We spent a night with their mom and her partner on Vancouver Island, and then another night camping with same, and then we entered the West Coast Trail for (planned) an eight-day, seven-night hike across 75km of beach and forest.

As planned, we stuck the forest as much as possible, and this was utterly delightful. Many beautiful trees, beautiful ferns, dubious ladders up and down, even more dubious bridges, chainsaw-hewn walking planks, some chainsaw-art, beautiful views of the ocean, and more. However, there were places where the beach was unavoidable. We encountered the first of those places on Day 2.
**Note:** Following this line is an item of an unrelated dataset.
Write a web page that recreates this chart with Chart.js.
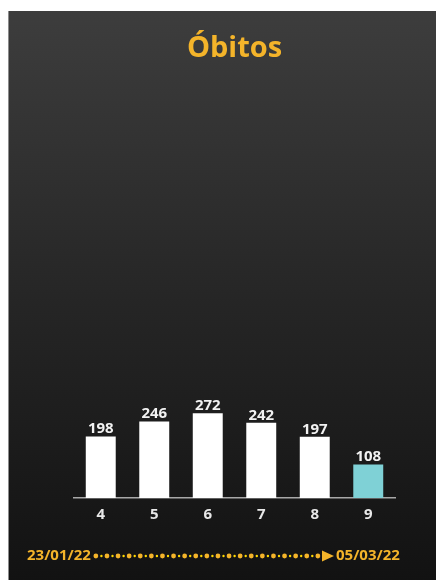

Now, if the tide was low enough, there was often a sandstone rock shelf to be walked on, if you trusted it. We learned about rock shelves off the east coast of Kauai, which are unlevel, jagged to the point of sawtoothedness, and slippery, so no, we didn't initially trust them. However, the evil of beaches made of 4-inch "river rock" alternating with playground pea gravel (chosen for playgrounds because it literally can not pack) induced me to give it a try. It was surprisingly un-slippery, given the warnings in our orientation! However, the rock shelf was not always available, which put us back on a sloping beach made of pea gravel. Each of our leg is the same length as the other, and the gravel under the downhill leg insisted on giving way more readily than under the uphill leg, so there was a significant unevenness to our gait that abused my patience and cedarfoxy's knee. At the end of Day 2, after 2 km of beach, we looked at the map, and saw there was another 6.5km of that bullshit coming on Day 5, and noped right the fuck out pivoted our plans.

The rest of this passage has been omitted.